Wendy, thanks for this post. Even as an out-of-the-box person, I do not understand an aversion to rules. When I was submitting queries, I followed them to the letter. I figured that agents were buried in submissions and that following the rules would make it easier for them to process my information. (And I’m so sorry to read about those temps in your part of the country. The only thing in life that depresses me is extreme heat. I consider my home, where it’s 58 right now, a huge blessing. Hang tough!)
58? How wonderful. I grew up in San Francisco where it’s pretty much 70˚ all year long.
You were fortunate. I grew up in a place where it could be 100 from May through late September, and shorts and a T shirt were appropriate undergarments on Halloween, worn beneath a ghost costume made from a sheet! Remember! Fall is coming!
Damon J. Gray
If a query is submitted, and a proposal requested and sent, will there be a response, or is the lack of a response to be considered a “Thanks, but no-thanks” answer?
There “should” be a response but several agents who shall remain unnamed are far enough behind that it just means it is not an automatic no. *blushing*
Thank you, Wendy. There is little more precious than forgiveness, grace. The whole writing process for a beginner is so scary and so humbling. You’re at times afraid that you’ll do something that will be unforgiveable, even amongst a Christian community. Your kind words were so touching to my heart, and I’m just on the verge of tears right now anyway. I’d given my book over to a specialist in the field of my novel’s topic, and she’s an avid reader, she says. She’d helped me with an article I’d written on this topic a few years ago, so she was more than willing to help me again. So blessed me. At first, she told me she really liked my writing style. Then, weeks passed by without hearing from her. My heart hurt. I just knew she didn’t like it, or it was so far off base of reality that she’d just chosen not to respond to me. So I braved it, and I wrote her, asking if she was struggling to get through it … I received an email from her this morning that couldn’t have come at a more sweeter time. She’s on chapter 20, and she loves it, and she can’t wait to find out what’s happening with my characters. She’s having to help her elderly parents, so she’s not able to read as fast as she’d like to. She elaborated on all the positives. And I know when she’s finished, she’s elaborate on how I can improve things to ensure the story is as close to reality as possible. But just when you think you’ve done things all wrong, and you humble yourself expecting the worst, God comes along and picks you up. I don’t know why I’m always so shocked, when He promises that He will.

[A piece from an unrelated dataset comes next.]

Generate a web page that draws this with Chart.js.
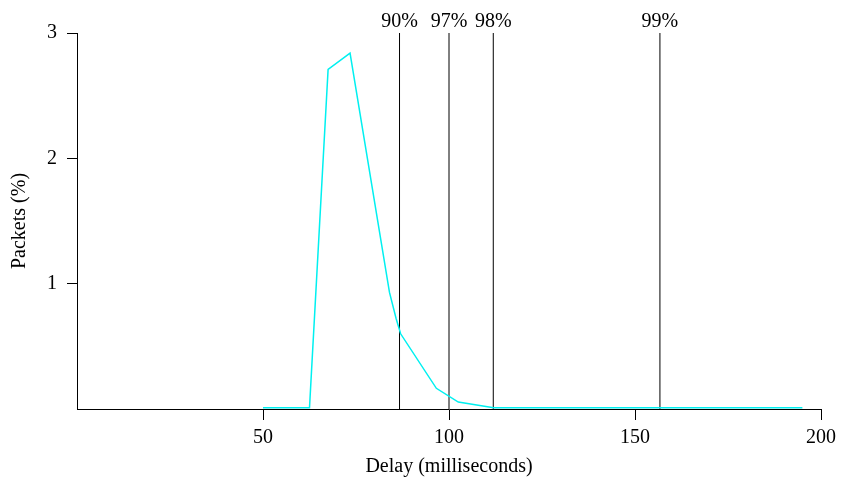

You know, Shelli, we forget how tender it is for many writers to give their work to those who must judge it.
Great points, Wendy, on why the guidelines are important. I appreciate the positive intent behind them, at least at B&S–that they are not meant as a pass/fail trick, but rather to help all concerned. Thanks for the clarification!
Looking forward to seeing you this week, Jerusha!
106 degrees?!? Good thing you’re coming to MN soon, Wendy! 😉
But I noticed yesterday Minneapolis was in the 90s with 75% humidity. Right now it’s 101˚ but with only 13% humidity. I think they are pretty comparable.
Try to stay cool, Wendy, in those toasty temps, and thanks for sharing. I’m gathering all these helpful tips and storing them for future use. (Soon hopefully!)
We love writers who do!
Jennifer Zarifeh Major
Some of the first things I need to know when I’m doing something new and “official” are the exact expectations and the framework of those expectations.
I can’t wing it.
For example, I once brought maple syrup as a gift to someone very important. Upon opening the gift bag, he pulled the bottle out halfway and immediately got very upset with me. He thought I’d brought whiskey.
What an enormous faux pas! I got a very serious eye roll and a shake of the head on that one.
But the confusion was my fault because I didn’t do my homework or run through a list of “what ifs” prior to meeting him. Next time I see him, he’s getting a coffee table book on Canada.
In any process in which I submit something of mine to someone who I want and need to impress, I make a concerted effort to know *exactly* what to do, and what not to do.
I spent a long time on my query to Mary, and I did everything I could to make sure it was perfect.
Then again, I shouldn’t toot my horn so much.
Leave off the pancakes for a few days, friend, and get well!
Being in Phoenix, I can totally commiserate on the heat!!
One questions I’ve wondered about…if the response time
Comes and goes is it bad form to rework the query and try again? I’d never know if it was the project itself or my query that they didn’t like.
If you have something new to add. The trouble with our policy of not answering queries (which we have to do of necessity because of sheer numbers up against available time) is you don’t know why it was a pass. Maybe because we just took something similar, maybe because we need to see a bigger platform for that specific topic to succeed or maybe because it just didn’t intrigue us enough. But let’s say your platform exploded almost overnight. Yes! Re-query.
I so appreciate reading there is grace with mistakes in submitting. Reading of the mindset you ladies hold for those querying is en encouragement. ?
It’s only far because writers grant us such grace as well.
Thank you for the clarification about submitting to another agent within the agency. I’d wondered about that.
Yes, it’s important not to do it simultaneously but querying a different agent after a pass is perfectly fine.
I do have a quick question for you, Wendy. Since all queries go to a central email address, is it preferable to include the name of the agent you’re querying in the subject line or merely in the body of the email? I wasn’t able to find a preference in the guidelines.
Either way is fine. All the queries get read so wherever you specify, it will be heeded.
52 deg. and rain. Yesterday, today and forever, or at least this summer.
Janet Ann Collins
I found when moving to the Sierra foothills from the San Francisco Bay Area that the climate near the ocean is more humid than up here. When it’s 100 degrees here it feels like 90 in the Bay Area. That means 100 degrees for you must feel like 110 here where the climate is drier. Please be careful not to get overheated!
Stacey L Zink
This was exactly what I needed to read today. I’m preparing to query, so thank you!